## Data to use
============================================================

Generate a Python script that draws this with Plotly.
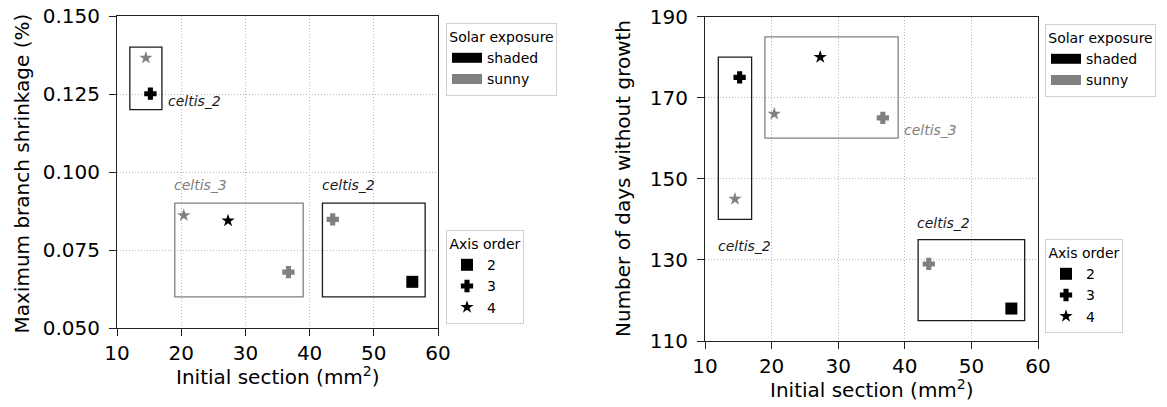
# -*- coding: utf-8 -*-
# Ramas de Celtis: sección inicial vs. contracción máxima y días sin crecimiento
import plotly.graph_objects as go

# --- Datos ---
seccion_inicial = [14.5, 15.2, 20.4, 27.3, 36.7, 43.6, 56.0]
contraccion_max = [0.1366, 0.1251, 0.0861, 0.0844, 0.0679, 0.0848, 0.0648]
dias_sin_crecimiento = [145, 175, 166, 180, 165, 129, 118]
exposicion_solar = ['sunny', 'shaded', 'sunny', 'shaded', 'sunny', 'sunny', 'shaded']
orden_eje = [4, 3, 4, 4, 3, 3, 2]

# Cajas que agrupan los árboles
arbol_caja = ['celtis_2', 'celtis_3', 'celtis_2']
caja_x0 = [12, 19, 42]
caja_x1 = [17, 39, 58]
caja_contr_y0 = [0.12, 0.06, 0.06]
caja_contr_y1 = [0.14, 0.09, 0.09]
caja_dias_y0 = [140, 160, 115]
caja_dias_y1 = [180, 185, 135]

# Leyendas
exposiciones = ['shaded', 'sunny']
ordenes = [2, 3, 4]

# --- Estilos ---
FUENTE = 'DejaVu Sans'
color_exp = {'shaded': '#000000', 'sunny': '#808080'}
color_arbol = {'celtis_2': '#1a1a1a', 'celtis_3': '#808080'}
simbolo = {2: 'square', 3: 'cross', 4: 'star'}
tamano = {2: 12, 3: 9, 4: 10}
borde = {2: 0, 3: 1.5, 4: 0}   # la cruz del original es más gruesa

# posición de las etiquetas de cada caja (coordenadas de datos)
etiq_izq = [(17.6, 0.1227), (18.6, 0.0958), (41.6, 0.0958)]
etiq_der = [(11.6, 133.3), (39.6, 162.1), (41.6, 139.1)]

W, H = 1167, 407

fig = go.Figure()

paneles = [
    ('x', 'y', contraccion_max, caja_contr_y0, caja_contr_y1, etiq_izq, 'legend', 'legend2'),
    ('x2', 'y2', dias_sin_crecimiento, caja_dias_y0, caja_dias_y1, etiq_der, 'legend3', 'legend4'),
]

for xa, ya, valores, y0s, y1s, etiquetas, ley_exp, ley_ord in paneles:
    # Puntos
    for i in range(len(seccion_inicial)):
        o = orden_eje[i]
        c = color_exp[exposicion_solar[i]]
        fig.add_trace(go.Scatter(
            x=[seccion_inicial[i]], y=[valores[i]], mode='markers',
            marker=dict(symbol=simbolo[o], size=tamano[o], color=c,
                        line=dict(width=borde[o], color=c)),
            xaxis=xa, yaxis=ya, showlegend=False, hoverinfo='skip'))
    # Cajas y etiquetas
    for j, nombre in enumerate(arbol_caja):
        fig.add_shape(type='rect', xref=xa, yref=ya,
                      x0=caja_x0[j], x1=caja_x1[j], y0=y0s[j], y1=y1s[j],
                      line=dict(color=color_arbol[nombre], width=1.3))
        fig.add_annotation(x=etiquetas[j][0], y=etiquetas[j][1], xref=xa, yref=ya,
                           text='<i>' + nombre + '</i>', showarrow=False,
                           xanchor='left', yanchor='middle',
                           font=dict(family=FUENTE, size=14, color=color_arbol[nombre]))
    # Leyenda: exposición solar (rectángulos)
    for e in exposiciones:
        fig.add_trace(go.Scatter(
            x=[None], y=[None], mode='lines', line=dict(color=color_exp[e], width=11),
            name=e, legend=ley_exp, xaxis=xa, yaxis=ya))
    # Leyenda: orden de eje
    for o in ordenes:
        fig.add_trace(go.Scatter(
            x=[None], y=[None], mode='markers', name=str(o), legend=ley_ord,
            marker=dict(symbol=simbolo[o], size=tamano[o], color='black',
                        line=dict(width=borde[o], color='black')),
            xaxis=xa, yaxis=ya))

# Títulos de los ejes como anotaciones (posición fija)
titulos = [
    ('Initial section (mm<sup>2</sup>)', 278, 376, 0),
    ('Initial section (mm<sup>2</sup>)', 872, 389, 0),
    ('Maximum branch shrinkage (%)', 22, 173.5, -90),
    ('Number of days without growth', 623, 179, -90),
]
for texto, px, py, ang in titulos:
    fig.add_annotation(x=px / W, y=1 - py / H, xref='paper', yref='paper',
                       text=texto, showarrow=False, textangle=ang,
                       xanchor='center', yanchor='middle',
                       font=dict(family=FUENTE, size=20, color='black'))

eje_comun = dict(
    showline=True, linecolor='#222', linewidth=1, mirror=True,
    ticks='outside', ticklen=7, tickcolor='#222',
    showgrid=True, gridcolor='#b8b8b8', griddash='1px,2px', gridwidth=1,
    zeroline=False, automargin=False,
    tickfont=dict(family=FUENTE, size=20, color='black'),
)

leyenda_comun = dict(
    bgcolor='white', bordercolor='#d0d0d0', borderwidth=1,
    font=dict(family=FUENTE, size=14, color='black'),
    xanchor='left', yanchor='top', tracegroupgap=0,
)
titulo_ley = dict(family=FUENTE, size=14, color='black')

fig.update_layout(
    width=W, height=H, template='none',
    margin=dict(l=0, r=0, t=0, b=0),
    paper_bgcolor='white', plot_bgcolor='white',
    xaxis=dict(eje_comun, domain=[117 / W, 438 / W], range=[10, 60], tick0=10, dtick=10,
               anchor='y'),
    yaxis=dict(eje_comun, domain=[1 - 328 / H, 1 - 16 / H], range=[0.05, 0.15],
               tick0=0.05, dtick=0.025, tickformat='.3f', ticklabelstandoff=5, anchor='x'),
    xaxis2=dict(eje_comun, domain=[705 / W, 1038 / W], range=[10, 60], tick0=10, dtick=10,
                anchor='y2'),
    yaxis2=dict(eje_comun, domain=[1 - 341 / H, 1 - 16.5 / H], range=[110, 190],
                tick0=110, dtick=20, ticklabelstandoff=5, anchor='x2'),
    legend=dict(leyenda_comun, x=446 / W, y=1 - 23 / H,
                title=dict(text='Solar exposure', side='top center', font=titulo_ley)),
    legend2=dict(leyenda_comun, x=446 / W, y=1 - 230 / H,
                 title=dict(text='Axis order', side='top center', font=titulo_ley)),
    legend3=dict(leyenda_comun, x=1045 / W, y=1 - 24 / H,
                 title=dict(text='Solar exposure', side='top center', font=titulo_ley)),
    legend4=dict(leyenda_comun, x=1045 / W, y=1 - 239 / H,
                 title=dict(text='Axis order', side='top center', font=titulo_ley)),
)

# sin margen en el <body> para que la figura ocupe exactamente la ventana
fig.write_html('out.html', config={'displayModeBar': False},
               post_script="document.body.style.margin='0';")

============================================================

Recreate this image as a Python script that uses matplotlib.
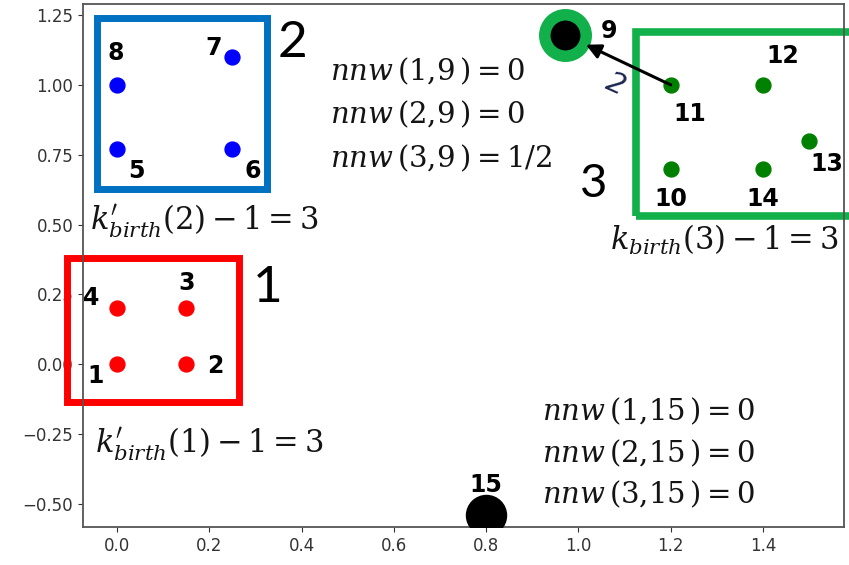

============================================================

## Exercise requirements
In the entries above, find the line that contains "Generate a Python" and the line that contains "fig = go.Figure()". Reproduce exactly those two lines and every line between them, but not the pictures.

## The output
Generate a Python script that draws this with Plotly.
# -*- coding: utf-8 -*-
# Ramas de Celtis: sección inicial vs. contracción máxima y días sin crecimiento
import plotly.graph_objects as go

# --- Datos ---
seccion_inicial = [14.5, 15.2, 20.4, 27.3, 36.7, 43.6, 56.0]
contraccion_max = [0.1366, 0.1251, 0.0861, 0.0844, 0.0679, 0.0848, 0.0648]
dias_sin_crecimiento = [145, 175, 166, 180, 165, 129, 118]
exposicion_solar = ['sunny', 'shaded', 'sunny', 'shaded', 'sunny', 'sunny', 'shaded']
orden_eje = [4, 3, 4, 4, 3, 3, 2]

# Cajas que agrupan los árboles
arbol_caja = ['celtis_2', 'celtis_3', 'celtis_2']
caja_x0 = [12, 19, 42]
caja_x1 = [17, 39, 58]
caja_contr_y0 = [0.12, 0.06, 0.06]
caja_contr_y1 = [0.14, 0.09, 0.09]
caja_dias_y0 = [140, 160, 115]
caja_dias_y1 = [180, 185, 135]

# Leyendas
exposiciones = ['shaded', 'sunny']
ordenes = [2, 3, 4]

# --- Estilos ---
FUENTE = 'DejaVu Sans'
color_exp = {'shaded': '#000000', 'sunny': '#808080'}
color_arbol = {'celtis_2': '#1a1a1a', 'celtis_3': '#808080'}
simbolo = {2: 'square', 3: 'cross', 4: 'star'}
tamano = {2: 12, 3: 9, 4: 10}
borde = {2: 0, 3: 1.5, 4: 0}   # la cruz del original es más gruesa

# posición de las etiquetas de cada caja (coordenadas de datos)
etiq_izq = [(17.6, 0.1227), (18.6, 0.0958), (41.6, 0.0958)]
etiq_der = [(11.6, 133.3), (39.6, 162.1), (41.6, 139.1)]

W, H = 1167, 407

fig = go.Figure()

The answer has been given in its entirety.